As is so often the case when we think of the Holocaust, the sheer scale of the destruction is barely conceivable. For that reason, this exhibition makes use of examples. It tells the stories of victims and survivors. And it also gives the perpetrators a face, it describes their actions and motives, as well as subsequent attempts to come to grips with what they had done or to cover it up.

Allow me, therefore, to talk about one example, just one, and actually I have already started to do so. The photo of the landscape I described at the beginning comes from Mizocz. At the end of June 1941, Mizocz was occupied by the German Wehrmacht. Between early August and early November 1941, 25,000 Jews in the region were shot. In the spring of 1942, all Jews in Volhynia had to move to live in ghettos. At the end of August, the civilian administration agreed with the commander of the security forces to execute all Jews within five weeks, with the exception of 500 experts. On 11 October the ghettos were surrounded, on 13 October they were closed off. The Jewish inhabitants of Mizocz started a fire to allow some people to flee and to prevent their possessions from falling into the hands of the Germans. The fire was extinguished and the Jews herded into the market square. From there, they were taken on 14 October to a hollow outside Mizocz – that green meadow we see on the photo. In the meantime the death squad comprising members of the security forces and security services had arrived. The Jews were led in groups down into the hollow. They were made to remove their clothes and then killed, one by one, by a shot in the back of the neck.

Five photographs from this 14 October exist. They show people before and after the shootings. The photos are included in the exhibition - you can recognise the hollow from the recent photograph quite clearly. It is hard to bear looking at these pictures. The German police officer Gustav Hille took them. The exhibition recounts the eventful story of his photos from the wartime period up to their role as evidence in West German investigations.

But photos and items of evidence are not all. There are also a very small number of survivors – they survived the massacre, the fire in the ghetto, the escape from the Nazis and the Ukrainian militia. One survivor of Mizocz is here today – it is great honour for me to welcome you, Ms Claire Boren! Ms Boren, you have shared your memories with us: you were a little girl when the Nazis came. The first thing the Nazis did was to take your beloved dog away from you. A German shepherd dog, of all breeds, called Rex. When you were five years old, in 1942, your mother managed to run away with you. Your father was shot. For an unimaginable period of one and a half years you lived with your mother in hiding places, in cold ditches in the forest, later under a farmer’s pigsty. In spring 1944, the Red Army came. I am very glad that you are with us here today. There aren’t many Holocaust survivors left, and it is so very important that you as an eyewitness help us to remove those layers. Thank you for your willingness to come here today.

***

I see it also as a duty of the Federal Foreign Office to help scrape off the layers. Our history obliges us to do so, as does our responsibility towards the victims, but it also influences German foreign policy in those regions today. The Federal Foreign Office supports the “Protecting Memory” project, which preserves the sites of mass shootings. Five of these places in Ukraine have been transformed into memorials in recent years. In spring this year, the project organisers identified seven new locations which they intend to work on in the coming years. The Paris‑based organisation “Yahad in Unum” also shows impressive dedication in its work to locate sites of mass shootings in Eastern Europe. The Federal Foreign Office has supported its work for many years, and I am delighted that Andrej Umansky from “Yahad in Unum” is also here with us this evening. Incidentally, the map with the black dots is his achievement and a result of his research. A very warm welcome to you, too!

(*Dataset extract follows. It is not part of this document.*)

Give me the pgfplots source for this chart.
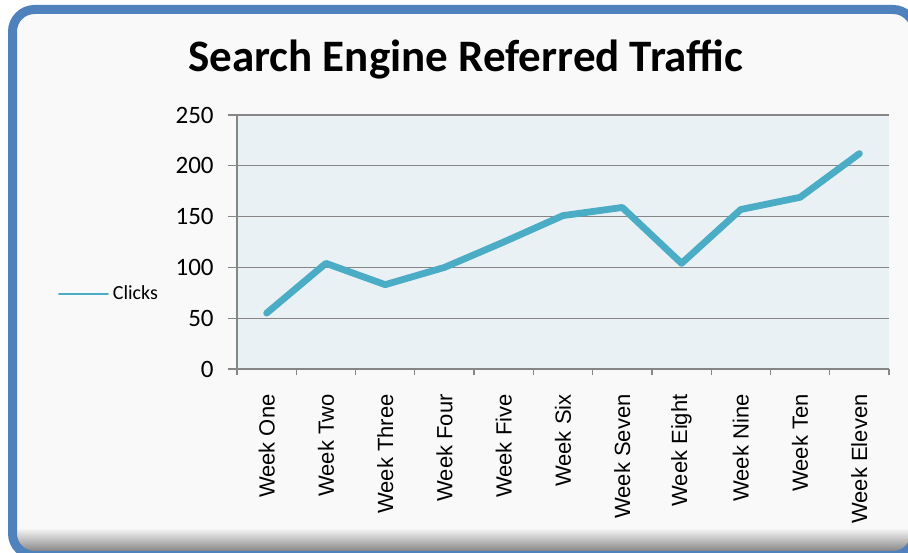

I would like to thank the initiatives undertaken by “Yahad in Unum”, as well as you, Mr Nachama and Mr Neumärker, and your teams. You are archaeologists working to prevent the process of forgetting, you quite literally remove the layers of these landscapes.

But in so doing you do much more! The example of that Holocaust of mass shootings, which is all too often forgotten, shows that we Germans are often much less well acquainted with the stories and scars of those multifaceted regions of Eastern Europe than we would like to believe. What is more, we have not made as much progress in getting to grips with our own role in these events as we would like to think. That is the very reason why I believe it is so important for us to take a more active role in focusing on this region in times when new tensions in the east of our continent have emerged. In times like these we need to know more about one another – not less! That is why a new Institute for Eastern European Research here in Berlin is so important, and that is why a Chair in Ukrainian Studies at the University of Greifswald is so important, which we were fortunately able to retain last year thanks to help from the Federal Foreign Office.

***

Today’s generations cannot change what happened. But we need to learn from history. And this history has imposed responsibility on us. We have to embrace this responsibility. The appeal to us to shoulder responsibility is expressed much more movingly in a poem than in the language of foreign policy. The poem is entitled Babi Yar. This week is the 75th anniversary of those two brutal days on which 33,771 Jewish men, women and children were shot in the ravine of Babi Yar, near Kyiv. The Russian poet Yevgeny Yevtushenko composed the poem in 1961, the English translation here is by Benjamin Okopnik, Paul Celan translated it into German. We will shortly hear Ekkehard Maaß read it in its entirety. I want to conclude with just a few lines. They, too, begin with the layers of the landscape, and then remove them:

“Wild grasses rustle over Babi Yar.

The trees look sternly,

as if passing judgement.

Here, silently, all screams,

and hat in hand [...]

And I myself, like one long, soundless scream

Above the thousands of thousands interred [...]

No fibre of my body will forget this.”